Vinemont History Day offers students glimpse of the past


Brian Lacy, of the Cullman Electric Cooperative, speaks to students at Friday’s Vinemont History Day at Vinemont Elementary School. (courtesy Kim Brown)

VINEMONT – In its eighth year, Vinemont Elementary School’s History Day was expanded this year, thanks to the state’s Bicentennial, the Alabama 200, celebration, to share the area’s heritage with a larger group of students.  Former Vinemont Principal Dr. Jane Teeter and music historian Dr. William Mann, who led last year’s program for fifth graders, returned this time to present to third through fifth graders, with additional presenters including:

  • NASA engineer Mary Hovater, talking about the area’s contributions to the Huntsville-based U.S. space program
  • Jeremy Wilt providing a rocket exhibit
  • Cullman County Sacred Harp singers, introducing a traditional musical form
  • Brian Lacy of the Cullman Electric Cooperative, talking about the organization’s history
  • Annette Carlisle demonstrating traditional handicrafts
  • Native heritage historian Gray Fox, teaching local tribal history
  • Shirley Arnette, talking about Vinemont History
  • Shawn Edward Warnke, presenting Cullman County farming history

Principal Kim Brown said, “Alabama’s having the Bicentennial celebrations, and we wrote a Bicentennial grant–we were awarded a $2,000 grant.  And we decided to focus on the history of Vinemont and its uniqueness, so the community could understand where they came from, so the kids could learn all about how Vinemont came to be, and why it’s here, and all the different incarnations it’s had.  And so that’s why we did Vinemont History Day.

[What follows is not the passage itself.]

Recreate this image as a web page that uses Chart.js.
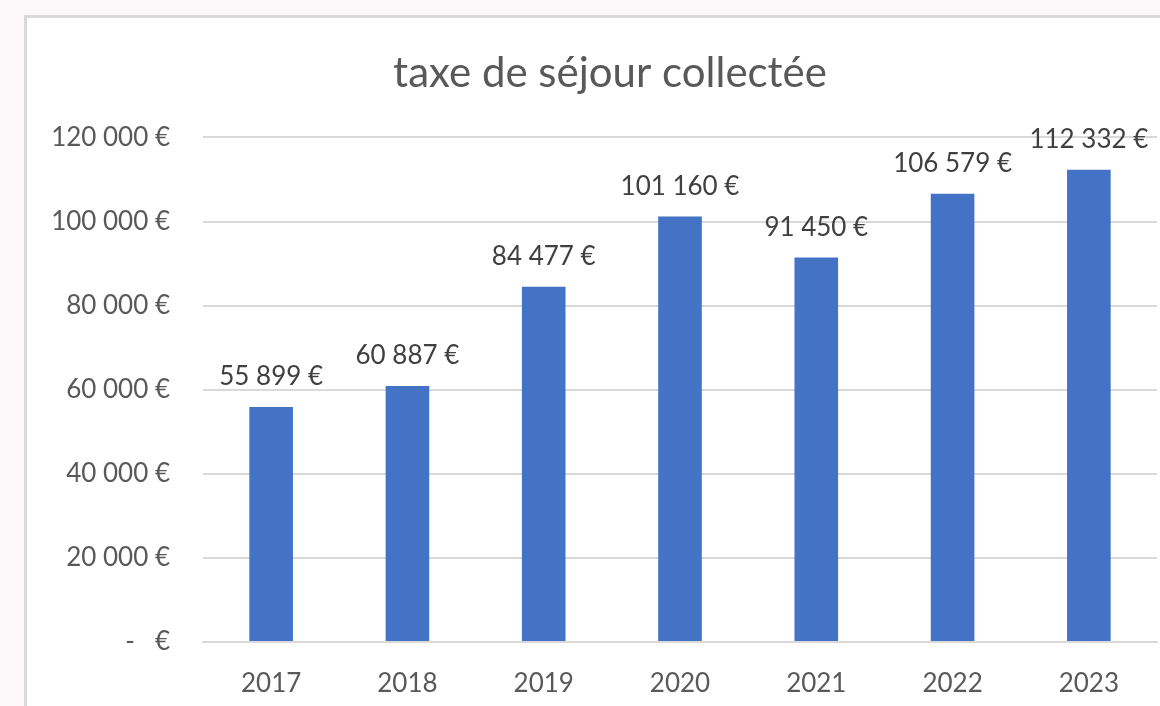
<!DOCTYPE html>
<html>
<head>
<meta charset="utf-8">
<script src="https://cdn.jsdelivr.net/npm/chart.js@4/dist/chart.umd.min.js"></script>
<style>
  html, body { margin: 0; padding: 0; background: #fcf8fa; }
  #wrap { position: relative; width: 1160px; height: 706px; overflow: hidden; }
  #frame { position: absolute; left: 24px; top: 15px; width: 1200px; height: 760px;
           background: #fff; border: 3px solid #d9d9d9; box-sizing: border-box; }
  #c { position: absolute; left: 0; top: 0; }
</style>
</head>
<body>
<div id="wrap">
  <div id="frame"></div>
  <canvas id="c" width="1220" height="706"></canvas>
</div>
<script>
const years = ['2017', '2018', '2019', '2020', '2021', '2022', '2023'];
const taxe = [55899, 60887, 84477, 101160, 91450, 106579, 112332];
const yTicks = [0, 20000, 40000, 60000, 80000, 100000, 120000];

function euro(v) {
    if (v === 0) return '-   €';
    return v.toLocaleString('fr-FR').replace(/[\u202f\u00a0]/g, ' ') + ' €';
}

// labels above bars
const barLabels = {
    id: 'barLabels',
    afterDatasetsDraw(chart) {
        const ctx = chart.ctx;
        const meta = chart.getDatasetMeta(0);
        ctx.save();
        ctx.font = '26px Lato';
        ctx.fillStyle = '#404040';
        ctx.textAlign = 'center';
        ctx.textBaseline = 'middle';
        meta.data.forEach((bar, i) => {
            ctx.fillText(euro(taxe[i]), bar.x, bar.y - 30);
        });
        ctx.restore();
    }
};

const ctx = document.getElementById('c').getContext('2d');
const myChart = new Chart(ctx, {
    type: 'bar',
    data: {
        labels: years,
        datasets: [{
            label: 'taxe de séjour collectée',
            data: taxe,
            backgroundColor: '#4472c4',
            categoryPercentage: 1,
            barPercentage: 0.32,
        }],
    },
    options: {
        responsive: false,
        animation: false,
        layout: { padding: 0 },
        plugins: {
            legend: { display: false },
            tooltip: { enabled: false },
            title: {
                display: true,
                text: 'taxe de séjour collectée',
                color: '#595959',
                font: { family: 'Lato', size: 42, weight: 'normal' },
                padding: { top: 48, bottom: 39 },
            },
        },
        scales: {
            x: {
                grid: { display: false },
                border: { display: true, color: '#d9d9d9', width: 2 },
                ticks: {
                    color: '#595959',
                    font: { family: 'Lato', size: 26 },
                    padding: 18,
                },
                afterFit(axis) { axis.height = 64; },
            },
            y: {
                min: 0,
                max: 120000,
                afterBuildTicks(axis) { axis.ticks = yTicks.map(v => ({ value: v })); },
                grid: { color: '#d9d9d9', lineWidth: 2, drawTicks: false },
                border: { display: false },
                ticks: {
                    color: '#595959',
                    font: { family: 'Lato', size: 26 },
                    padding: 33,
                    callback: v => euro(v),
                },
                afterFit(axis) { axis.width = 203; },
            },
            // empty right axis, only reserves space so the title sits where it does in the picture
            yRight: {
                type: 'linear',
                position: 'right',
                min: 0,
                max: 120000,
                grid: { display: false },
                border: { display: false },
                ticks: { display: false },
                afterFit(axis) { axis.width = 63; },
            },
        },
    },
    plugins: [barLabels],
});
</script>
</body>
</html>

“I think one of the cool things today has done, it’s shown them how Vinemont ties in with lots of things they probably didn’t think about: how Vinemont and Cullman played a role in putting a man on the moon and many NASA projects, how the gin at Vinemont was one of the first outdoor lighting projects in Cullman County through the Co-op.  And then we had Dr. Jane Teeter, who has carried all third, fourth and fifth graders around the community on a bus, telling them about the unique history of each place–from Holmes Gap to Pinnacle to Vinemont, and about the schools and how they all got to be where they are, and how Vinemont became Vinemont Eagles instead of Holmes Gap Eagles.”

Brown continued, “I think it gave the kids some pride in our school, in our community, in their community.  This is who we are, and it’s really cool!  We’ve gone far beyond Vinemont: we’ve helped Neil Armstrong carry something to the moon, we’ve helped light the community.  I think it was really good for them.”

Michelle Schlosser, who hosted one of the stations in her classroom, said of the students, “They were all actively engaged.  To me, it seemed like they were truly interested. It’s something they were not used to seeing . I think they truly enjoyed it.  They didn’t want to leave when their time was up in here.”

After the conclusion of the event, fifth-grade teacher Jacqueline Hill told The Tribune, “Our Vinemont History Day was a great event that connected generations.  I asked several teachers and students what they liked about today’s events, and the bottom line was that they learned something they didn’t know before. From all the responses, it was plain to see everyone connected to one or more of the stations.  One of our fifth-grade students said they were shocked to learn that there was once a hotel and amusement park at Vinemont. A second and third grader said their favorite part was seeing and hearing the old instruments. After listening to the Sacred Harp Singers, one student said it was interesting to find out that they used shapes like triangles, circles and squares to sing songs and they still do that today.  Several were proud to learn that business in Cullman helped send rockets to space.

“Students are always eager to learn about Native American artifacts, and the presenters today certainly had the students’ attention.  At one of the stations the students saw an old washing machine and, after it was explained how it was used to wash clothes, they were really glad that washing machines had improved over the years,” Hill smiled.

“I personally enjoyed all of the stations, even the one from the Cullman Electric Co-op where I was only one of three adults in the room who not only knew what and where the drive-in theater was in Cullman, but actually had watched a movie there before,” said Hill. “All in all, I’d have to say it was a great day.”

Vinemont’s Community History Day, scheduled for Saturday, Dec. 8, was canceled due to the threat of bad weather.  It has been tentatively rescheduled for April.